--- start Provided data ---

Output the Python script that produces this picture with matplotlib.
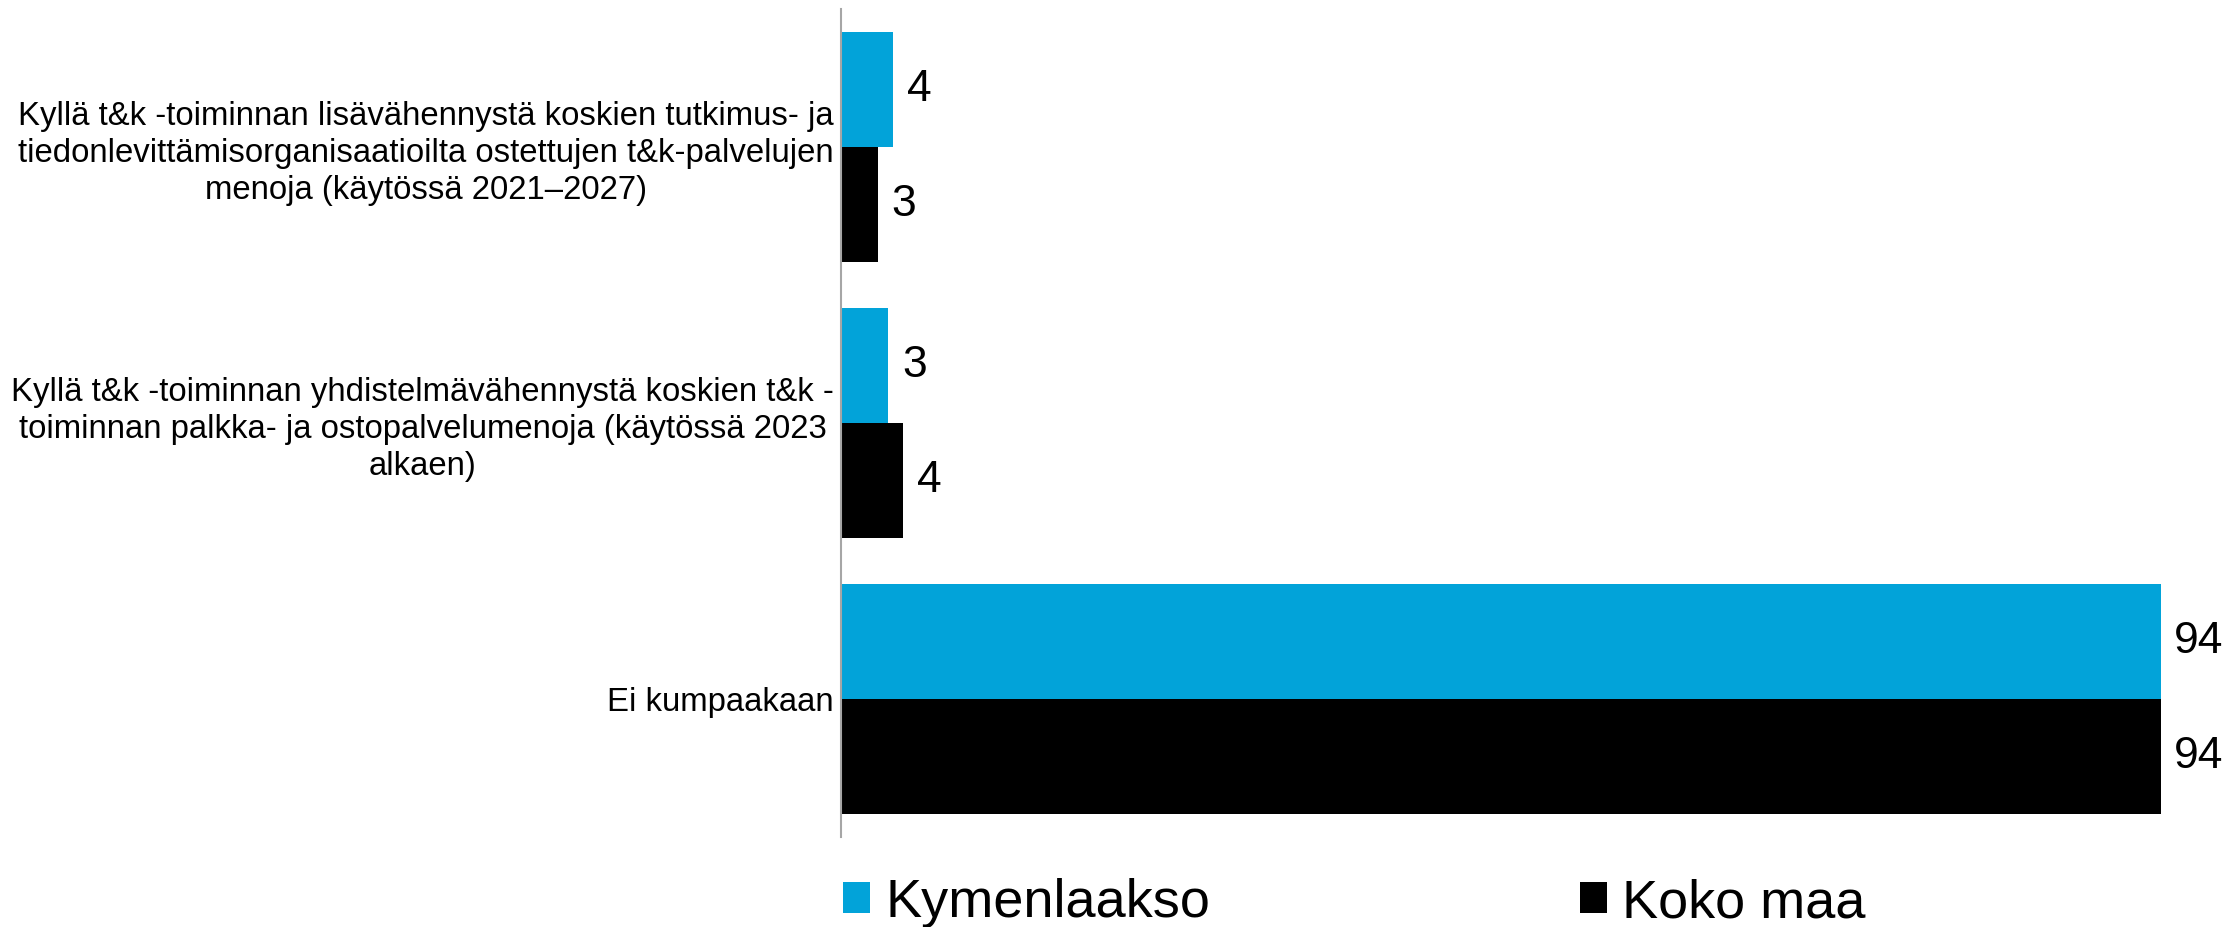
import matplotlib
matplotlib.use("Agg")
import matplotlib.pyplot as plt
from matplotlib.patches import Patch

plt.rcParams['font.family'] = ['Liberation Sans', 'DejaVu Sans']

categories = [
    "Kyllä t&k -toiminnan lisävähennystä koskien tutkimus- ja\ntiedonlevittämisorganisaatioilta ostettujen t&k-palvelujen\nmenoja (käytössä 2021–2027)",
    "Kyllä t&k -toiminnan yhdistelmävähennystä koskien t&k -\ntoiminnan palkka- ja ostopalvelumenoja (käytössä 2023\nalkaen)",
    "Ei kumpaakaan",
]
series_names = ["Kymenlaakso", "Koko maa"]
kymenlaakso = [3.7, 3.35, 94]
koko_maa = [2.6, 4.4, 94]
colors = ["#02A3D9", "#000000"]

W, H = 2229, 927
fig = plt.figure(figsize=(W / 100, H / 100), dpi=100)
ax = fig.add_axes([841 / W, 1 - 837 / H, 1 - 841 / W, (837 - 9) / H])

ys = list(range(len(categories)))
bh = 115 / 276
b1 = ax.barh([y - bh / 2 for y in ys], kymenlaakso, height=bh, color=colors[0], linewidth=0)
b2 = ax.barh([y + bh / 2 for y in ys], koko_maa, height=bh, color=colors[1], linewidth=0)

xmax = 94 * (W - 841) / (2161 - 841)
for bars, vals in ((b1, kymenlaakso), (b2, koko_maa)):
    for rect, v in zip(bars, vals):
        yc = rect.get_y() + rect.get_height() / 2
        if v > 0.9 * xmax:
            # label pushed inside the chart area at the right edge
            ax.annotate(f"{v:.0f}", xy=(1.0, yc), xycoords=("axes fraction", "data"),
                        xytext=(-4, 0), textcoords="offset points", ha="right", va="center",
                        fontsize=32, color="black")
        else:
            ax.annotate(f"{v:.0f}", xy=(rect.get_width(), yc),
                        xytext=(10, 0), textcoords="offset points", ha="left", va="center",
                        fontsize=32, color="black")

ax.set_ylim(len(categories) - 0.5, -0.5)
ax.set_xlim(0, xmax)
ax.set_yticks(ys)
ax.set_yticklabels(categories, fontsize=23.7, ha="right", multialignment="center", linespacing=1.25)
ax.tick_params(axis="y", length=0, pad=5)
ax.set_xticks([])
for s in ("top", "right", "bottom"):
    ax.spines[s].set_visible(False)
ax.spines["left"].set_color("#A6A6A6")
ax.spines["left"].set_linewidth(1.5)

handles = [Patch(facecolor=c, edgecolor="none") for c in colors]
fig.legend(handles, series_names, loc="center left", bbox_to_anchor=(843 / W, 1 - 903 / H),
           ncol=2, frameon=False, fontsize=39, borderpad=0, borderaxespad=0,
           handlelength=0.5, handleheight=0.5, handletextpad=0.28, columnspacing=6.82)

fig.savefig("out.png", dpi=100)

--- end Provided data ---

### [What this task involves]
Exactly as written, please give again the lines from the beginning of the listing through the line containing "ax = fig.add_axes([841", inclusive, without any pictures.

### [Answer to the problem]
Output the Python script that produces this picture with matplotlib.
import matplotlib
matplotlib.use("Agg")
import matplotlib.pyplot as plt
from matplotlib.patches import Patch

plt.rcParams['font.family'] = ['Liberation Sans', 'DejaVu Sans']

categories = [
    "Kyllä t&k -toiminnan lisävähennystä koskien tutkimus- ja\ntiedonlevittämisorganisaatioilta ostettujen t&k-palvelujen\nmenoja (käytössä 2021–2027)",
    "Kyllä t&k -toiminnan yhdistelmävähennystä koskien t&k -\ntoiminnan palkka- ja ostopalvelumenoja (käytössä 2023\nalkaen)",
    "Ei kumpaakaan",
]
series_names = ["Kymenlaakso", "Koko maa"]
kymenlaakso = [3.7, 3.35, 94]
koko_maa = [2.6, 4.4, 94]
colors = ["#02A3D9", "#000000"]

W, H = 2229, 927
fig = plt.figure(figsize=(W / 100, H / 100), dpi=100)
ax = fig.add_axes([841 / W, 1 - 837 / H, 1 - 841 / W, (837 - 9) / H])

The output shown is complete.